• **Given request**: Can you output, word for word, the lines between the one holding "What TikZ code" and the one holding "(cell) at (302,137)", inclusive, leaving out any pictures?

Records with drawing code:
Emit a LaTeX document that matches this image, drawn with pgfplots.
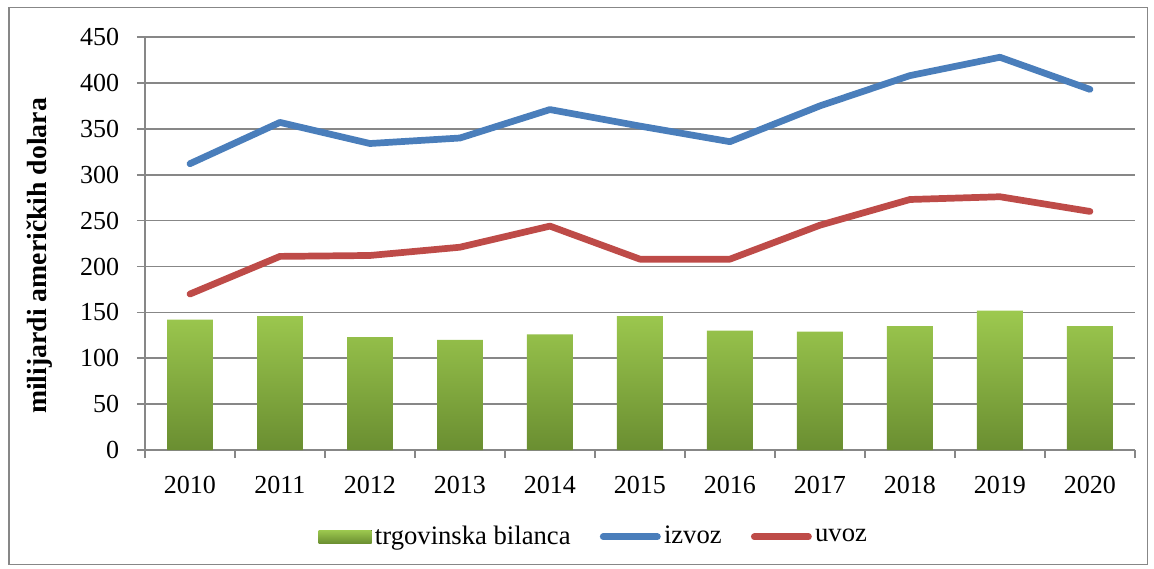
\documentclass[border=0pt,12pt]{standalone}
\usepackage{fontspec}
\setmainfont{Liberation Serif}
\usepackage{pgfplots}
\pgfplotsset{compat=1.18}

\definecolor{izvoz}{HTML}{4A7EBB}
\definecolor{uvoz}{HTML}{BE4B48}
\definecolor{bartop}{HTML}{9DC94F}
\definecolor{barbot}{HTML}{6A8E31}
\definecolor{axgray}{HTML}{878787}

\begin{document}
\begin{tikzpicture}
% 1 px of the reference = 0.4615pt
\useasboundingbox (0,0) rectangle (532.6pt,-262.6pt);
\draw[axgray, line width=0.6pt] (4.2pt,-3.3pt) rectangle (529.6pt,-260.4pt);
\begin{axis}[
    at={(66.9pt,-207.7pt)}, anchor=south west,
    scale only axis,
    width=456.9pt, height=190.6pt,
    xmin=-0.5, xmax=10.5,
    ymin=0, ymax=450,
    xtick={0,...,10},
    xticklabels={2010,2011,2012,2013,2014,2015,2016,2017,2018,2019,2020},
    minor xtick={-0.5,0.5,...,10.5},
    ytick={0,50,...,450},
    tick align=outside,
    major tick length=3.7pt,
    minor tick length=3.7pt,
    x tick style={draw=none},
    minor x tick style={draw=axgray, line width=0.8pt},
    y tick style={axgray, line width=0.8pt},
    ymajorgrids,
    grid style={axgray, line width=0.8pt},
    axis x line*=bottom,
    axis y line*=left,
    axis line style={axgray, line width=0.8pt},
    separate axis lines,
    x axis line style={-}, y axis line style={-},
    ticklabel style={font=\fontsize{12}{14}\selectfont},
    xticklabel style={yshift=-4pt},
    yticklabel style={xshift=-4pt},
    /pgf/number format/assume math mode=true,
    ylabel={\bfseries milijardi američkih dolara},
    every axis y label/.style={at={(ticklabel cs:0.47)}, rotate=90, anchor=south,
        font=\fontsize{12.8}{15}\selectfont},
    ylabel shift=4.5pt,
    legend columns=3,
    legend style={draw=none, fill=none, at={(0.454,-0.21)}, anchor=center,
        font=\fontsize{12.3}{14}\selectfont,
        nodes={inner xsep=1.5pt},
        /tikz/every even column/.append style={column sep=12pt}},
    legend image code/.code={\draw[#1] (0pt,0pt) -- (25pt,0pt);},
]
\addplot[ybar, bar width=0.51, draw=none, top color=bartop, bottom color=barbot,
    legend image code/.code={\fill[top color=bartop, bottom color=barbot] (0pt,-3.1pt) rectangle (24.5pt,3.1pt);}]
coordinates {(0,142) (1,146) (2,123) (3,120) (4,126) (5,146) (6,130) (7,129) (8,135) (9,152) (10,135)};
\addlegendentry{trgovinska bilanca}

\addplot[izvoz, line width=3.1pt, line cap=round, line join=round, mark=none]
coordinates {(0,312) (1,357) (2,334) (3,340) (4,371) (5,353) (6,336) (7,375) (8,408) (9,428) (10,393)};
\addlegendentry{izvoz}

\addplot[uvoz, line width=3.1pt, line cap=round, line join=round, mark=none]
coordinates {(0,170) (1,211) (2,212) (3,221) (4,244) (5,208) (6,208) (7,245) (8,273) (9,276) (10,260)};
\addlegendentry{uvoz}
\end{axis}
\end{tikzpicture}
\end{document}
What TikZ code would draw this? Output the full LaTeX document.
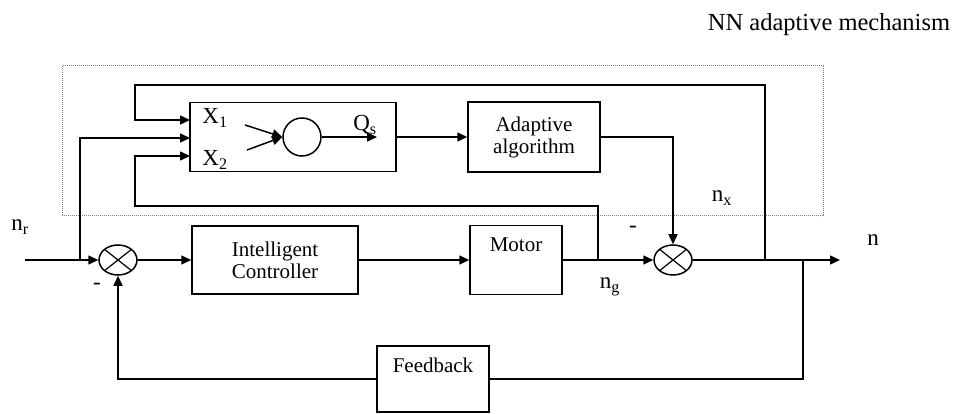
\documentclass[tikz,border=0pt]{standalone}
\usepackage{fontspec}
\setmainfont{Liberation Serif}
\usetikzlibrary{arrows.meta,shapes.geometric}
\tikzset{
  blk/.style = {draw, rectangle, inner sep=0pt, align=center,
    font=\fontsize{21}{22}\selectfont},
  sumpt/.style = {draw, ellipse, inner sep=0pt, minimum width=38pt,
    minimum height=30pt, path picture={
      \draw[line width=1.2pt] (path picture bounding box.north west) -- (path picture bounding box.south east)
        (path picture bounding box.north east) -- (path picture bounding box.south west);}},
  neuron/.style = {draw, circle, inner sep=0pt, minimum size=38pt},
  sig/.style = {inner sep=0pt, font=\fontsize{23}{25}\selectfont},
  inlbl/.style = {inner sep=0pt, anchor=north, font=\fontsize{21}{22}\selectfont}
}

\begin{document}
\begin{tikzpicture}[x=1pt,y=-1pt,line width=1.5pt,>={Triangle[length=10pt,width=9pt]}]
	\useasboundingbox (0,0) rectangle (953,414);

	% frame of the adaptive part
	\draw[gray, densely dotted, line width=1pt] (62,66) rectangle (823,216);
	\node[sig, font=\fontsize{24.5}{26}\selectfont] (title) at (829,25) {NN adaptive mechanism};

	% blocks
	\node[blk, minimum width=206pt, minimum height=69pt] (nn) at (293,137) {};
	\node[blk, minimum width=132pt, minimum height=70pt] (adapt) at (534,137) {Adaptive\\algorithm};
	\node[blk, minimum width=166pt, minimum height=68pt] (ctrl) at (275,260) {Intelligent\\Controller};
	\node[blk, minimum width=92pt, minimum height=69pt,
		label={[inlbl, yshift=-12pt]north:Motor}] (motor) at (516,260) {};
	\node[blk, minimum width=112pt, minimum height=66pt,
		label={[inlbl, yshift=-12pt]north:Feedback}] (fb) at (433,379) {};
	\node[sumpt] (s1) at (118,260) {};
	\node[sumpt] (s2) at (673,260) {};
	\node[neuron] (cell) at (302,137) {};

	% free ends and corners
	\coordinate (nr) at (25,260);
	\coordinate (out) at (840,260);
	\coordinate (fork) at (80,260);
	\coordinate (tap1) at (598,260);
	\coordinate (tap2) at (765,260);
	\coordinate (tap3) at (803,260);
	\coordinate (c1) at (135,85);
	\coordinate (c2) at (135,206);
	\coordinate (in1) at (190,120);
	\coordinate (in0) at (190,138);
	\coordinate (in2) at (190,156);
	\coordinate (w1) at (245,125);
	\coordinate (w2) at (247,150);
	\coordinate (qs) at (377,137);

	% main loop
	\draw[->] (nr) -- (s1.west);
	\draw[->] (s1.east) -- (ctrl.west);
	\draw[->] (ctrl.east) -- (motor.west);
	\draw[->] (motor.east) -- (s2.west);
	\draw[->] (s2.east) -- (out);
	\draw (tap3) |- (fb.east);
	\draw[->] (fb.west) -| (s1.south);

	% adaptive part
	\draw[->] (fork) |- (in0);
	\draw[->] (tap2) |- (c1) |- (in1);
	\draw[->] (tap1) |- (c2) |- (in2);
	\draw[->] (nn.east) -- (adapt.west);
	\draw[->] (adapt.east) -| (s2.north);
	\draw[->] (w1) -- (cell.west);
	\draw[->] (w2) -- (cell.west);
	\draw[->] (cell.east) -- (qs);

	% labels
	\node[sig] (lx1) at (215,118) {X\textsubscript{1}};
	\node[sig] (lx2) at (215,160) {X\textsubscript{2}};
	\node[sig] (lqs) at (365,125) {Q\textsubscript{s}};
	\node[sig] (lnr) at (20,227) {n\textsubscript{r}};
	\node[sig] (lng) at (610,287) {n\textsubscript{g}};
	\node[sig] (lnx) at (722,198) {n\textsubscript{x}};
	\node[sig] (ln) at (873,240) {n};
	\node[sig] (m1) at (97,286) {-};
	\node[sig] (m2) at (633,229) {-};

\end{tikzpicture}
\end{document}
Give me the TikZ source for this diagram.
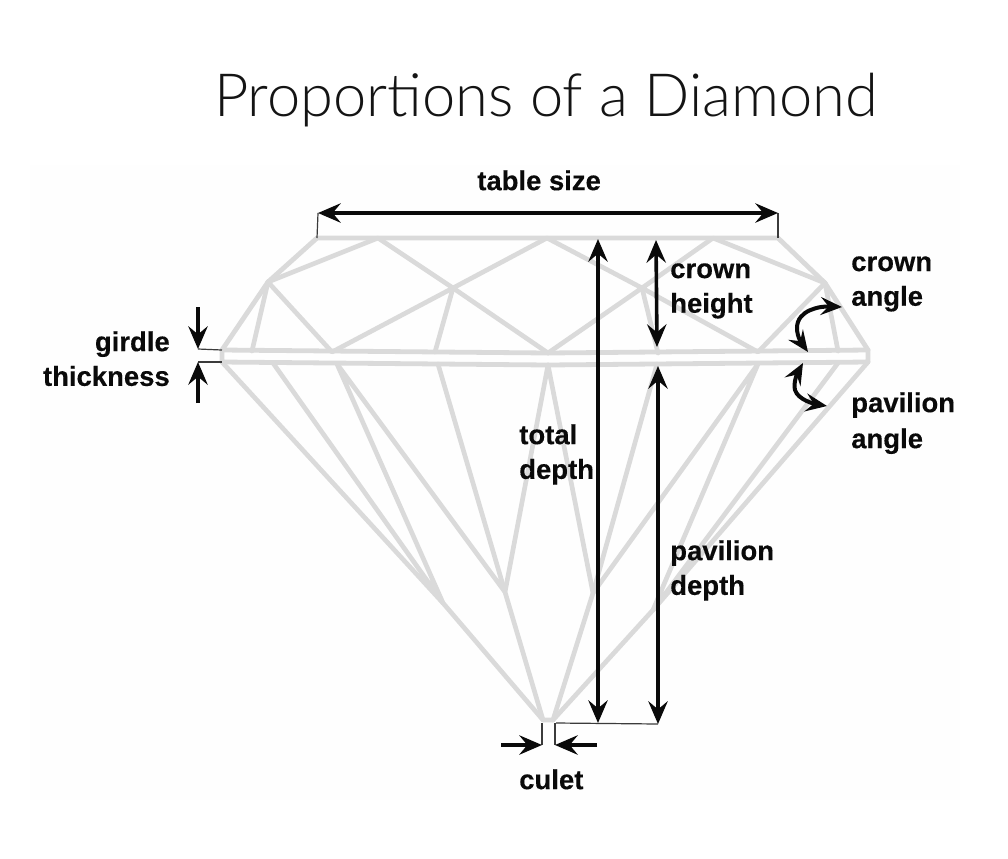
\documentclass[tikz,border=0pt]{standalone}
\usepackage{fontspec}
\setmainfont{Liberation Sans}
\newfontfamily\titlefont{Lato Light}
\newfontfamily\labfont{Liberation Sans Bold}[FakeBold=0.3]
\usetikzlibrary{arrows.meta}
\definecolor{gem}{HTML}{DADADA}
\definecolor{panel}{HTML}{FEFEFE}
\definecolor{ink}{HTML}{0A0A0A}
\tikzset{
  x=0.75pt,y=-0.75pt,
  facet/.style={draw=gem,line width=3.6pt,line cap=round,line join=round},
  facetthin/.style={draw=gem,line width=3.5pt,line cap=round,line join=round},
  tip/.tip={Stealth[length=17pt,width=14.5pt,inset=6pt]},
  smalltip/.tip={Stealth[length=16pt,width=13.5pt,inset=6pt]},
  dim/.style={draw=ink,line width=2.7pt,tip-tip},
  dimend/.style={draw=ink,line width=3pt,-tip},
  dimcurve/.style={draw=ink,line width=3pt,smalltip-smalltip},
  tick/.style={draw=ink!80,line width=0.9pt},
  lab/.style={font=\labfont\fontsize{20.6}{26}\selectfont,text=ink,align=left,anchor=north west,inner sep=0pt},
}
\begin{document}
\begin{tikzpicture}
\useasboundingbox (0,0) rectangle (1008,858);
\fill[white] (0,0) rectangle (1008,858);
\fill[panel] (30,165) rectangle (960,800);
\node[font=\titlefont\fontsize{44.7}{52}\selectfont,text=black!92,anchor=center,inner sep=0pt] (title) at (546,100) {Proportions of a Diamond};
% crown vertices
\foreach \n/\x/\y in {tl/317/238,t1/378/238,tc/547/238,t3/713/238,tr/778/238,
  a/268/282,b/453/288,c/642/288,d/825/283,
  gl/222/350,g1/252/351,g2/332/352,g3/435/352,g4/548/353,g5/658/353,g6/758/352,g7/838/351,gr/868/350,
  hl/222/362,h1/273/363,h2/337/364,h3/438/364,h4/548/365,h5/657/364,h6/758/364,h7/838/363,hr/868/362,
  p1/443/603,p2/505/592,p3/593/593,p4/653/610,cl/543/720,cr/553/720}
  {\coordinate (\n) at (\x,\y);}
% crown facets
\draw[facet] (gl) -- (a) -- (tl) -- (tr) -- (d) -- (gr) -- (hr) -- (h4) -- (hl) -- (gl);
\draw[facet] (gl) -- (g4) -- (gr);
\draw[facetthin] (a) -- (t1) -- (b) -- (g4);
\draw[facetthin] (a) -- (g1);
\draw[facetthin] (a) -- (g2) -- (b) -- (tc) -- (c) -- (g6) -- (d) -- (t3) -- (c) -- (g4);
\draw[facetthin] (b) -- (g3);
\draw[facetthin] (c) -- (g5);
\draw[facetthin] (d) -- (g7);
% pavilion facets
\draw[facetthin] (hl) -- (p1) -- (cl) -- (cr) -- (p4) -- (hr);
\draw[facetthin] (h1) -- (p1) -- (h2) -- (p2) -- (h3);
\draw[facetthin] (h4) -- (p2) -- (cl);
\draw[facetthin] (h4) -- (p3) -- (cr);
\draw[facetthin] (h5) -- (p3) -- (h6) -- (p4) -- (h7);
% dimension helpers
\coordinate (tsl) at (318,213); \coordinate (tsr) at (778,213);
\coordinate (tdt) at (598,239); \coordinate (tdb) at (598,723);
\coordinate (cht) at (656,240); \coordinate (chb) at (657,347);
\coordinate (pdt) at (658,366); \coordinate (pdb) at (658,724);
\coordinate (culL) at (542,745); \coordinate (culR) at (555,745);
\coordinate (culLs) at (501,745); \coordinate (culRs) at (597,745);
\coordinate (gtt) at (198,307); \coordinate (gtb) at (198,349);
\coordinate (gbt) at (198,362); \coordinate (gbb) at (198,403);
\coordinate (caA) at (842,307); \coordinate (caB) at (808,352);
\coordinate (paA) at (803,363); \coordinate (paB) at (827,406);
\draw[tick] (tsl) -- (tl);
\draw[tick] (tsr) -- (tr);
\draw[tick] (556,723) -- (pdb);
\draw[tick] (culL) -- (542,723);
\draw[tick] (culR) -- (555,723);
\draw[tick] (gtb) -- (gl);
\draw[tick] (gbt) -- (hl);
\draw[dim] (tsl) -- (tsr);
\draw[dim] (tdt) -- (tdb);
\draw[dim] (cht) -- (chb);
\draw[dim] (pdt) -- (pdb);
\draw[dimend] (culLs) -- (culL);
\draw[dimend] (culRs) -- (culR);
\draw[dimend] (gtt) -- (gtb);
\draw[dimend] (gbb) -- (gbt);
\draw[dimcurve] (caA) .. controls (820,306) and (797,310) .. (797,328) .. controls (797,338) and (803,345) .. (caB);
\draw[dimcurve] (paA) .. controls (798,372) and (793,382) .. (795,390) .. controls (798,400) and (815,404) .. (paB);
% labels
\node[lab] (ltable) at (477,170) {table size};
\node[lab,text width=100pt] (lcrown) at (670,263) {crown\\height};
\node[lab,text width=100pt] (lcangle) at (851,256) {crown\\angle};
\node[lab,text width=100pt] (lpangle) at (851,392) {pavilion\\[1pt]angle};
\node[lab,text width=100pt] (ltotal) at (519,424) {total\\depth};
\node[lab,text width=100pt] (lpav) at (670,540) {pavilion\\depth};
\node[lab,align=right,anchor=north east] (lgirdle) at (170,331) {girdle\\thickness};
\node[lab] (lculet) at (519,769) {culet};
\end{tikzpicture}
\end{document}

• **Solution for this exercise**:
What TikZ code would draw this? Output the full LaTeX document.
\documentclass[tikz,border=0pt]{standalone}
\usepackage{fontspec}
\setmainfont{Liberation Serif}
\usetikzlibrary{arrows.meta,shapes.geometric}
\tikzset{
  blk/.style = {draw, rectangle, inner sep=0pt, align=center,
    font=\fontsize{21}{22}\selectfont},
  sumpt/.style = {draw, ellipse, inner sep=0pt, minimum width=38pt,
    minimum height=30pt, path picture={
      \draw[line width=1.2pt] (path picture bounding box.north west) -- (path picture bounding box.south east)
        (path picture bounding box.north east) -- (path picture bounding box.south west);}},
  neuron/.style = {draw, circle, inner sep=0pt, minimum size=38pt},
  sig/.style = {inner sep=0pt, font=\fontsize{23}{25}\selectfont},
  inlbl/.style = {inner sep=0pt, anchor=north, font=\fontsize{21}{22}\selectfont}
}

\begin{document}
\begin{tikzpicture}[x=1pt,y=-1pt,line width=1.5pt,>={Triangle[length=10pt,width=9pt]}]
	\useasboundingbox (0,0) rectangle (953,414);

	% frame of the adaptive part
	\draw[gray, densely dotted, line width=1pt] (62,66) rectangle (823,216);
	\node[sig, font=\fontsize{24.5}{26}\selectfont] (title) at (829,25) {NN adaptive mechanism};

	% blocks
	\node[blk, minimum width=206pt, minimum height=69pt] (nn) at (293,137) {};
	\node[blk, minimum width=132pt, minimum height=70pt] (adapt) at (534,137) {Adaptive\\algorithm};
	\node[blk, minimum width=166pt, minimum height=68pt] (ctrl) at (275,260) {Intelligent\\Controller};
	\node[blk, minimum width=92pt, minimum height=69pt,
		label={[inlbl, yshift=-12pt]north:Motor}] (motor) at (516,260) {};
	\node[blk, minimum width=112pt, minimum height=66pt,
		label={[inlbl, yshift=-12pt]north:Feedback}] (fb) at (433,379) {};
	\node[sumpt] (s1) at (118,260) {};
	\node[sumpt] (s2) at (673,260) {};
	\node[neuron] (cell) at (302,137) {};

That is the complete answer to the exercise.